The first book on Reagan that I read was by Lou Cannon. It's title: Reagan. I picked it up one summer back in the 1980s while serving my annual two weeks of active duty for the naval reserve. It was the first balanced account of the man I had read, and I remember telling people that.

Cannon's 1991 book on Reagan, The Role of a Lifetime, begins with an interesting story. He recalls the first time he met Reagan in 1965. Reagan was in Sacramento in the fall, touring the state to see how much interest he could generate in a run for the governor's office the next fall. He gave a short speech, answered questions, then chatted with Cannon and other reporters afterwards. The session went well, and everyone there seemed to like Reagan.

The Democrats, meanwhile, thought that Reagan was the weakest of all the candidates they might face in 1966. They hoped he would be the Republican nominee, because that would give Pat Brown, the incumbent governor, the best shot at winning a third term. They figured there was no way an inexperienced former actor would get voted in.

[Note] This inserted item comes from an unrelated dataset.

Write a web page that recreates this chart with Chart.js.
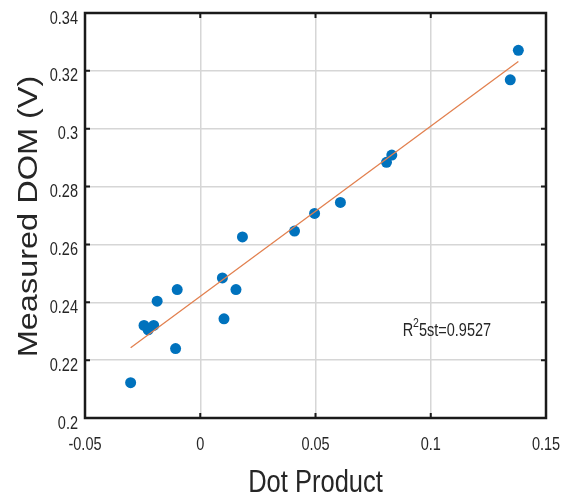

When Lou Cannon's editor at the San Jose Mercury-News asked him what he thought of Reagan, Cannon said that he "couldn't understand why anyone would want to run against such a self-assured and friendly man." It turned out Cannon had good judgment: Reagan won the election in 1966 by more than a million votes. And we know now that Pat Brown was only the first of many to underestimate Ronald Reagan's political abilities.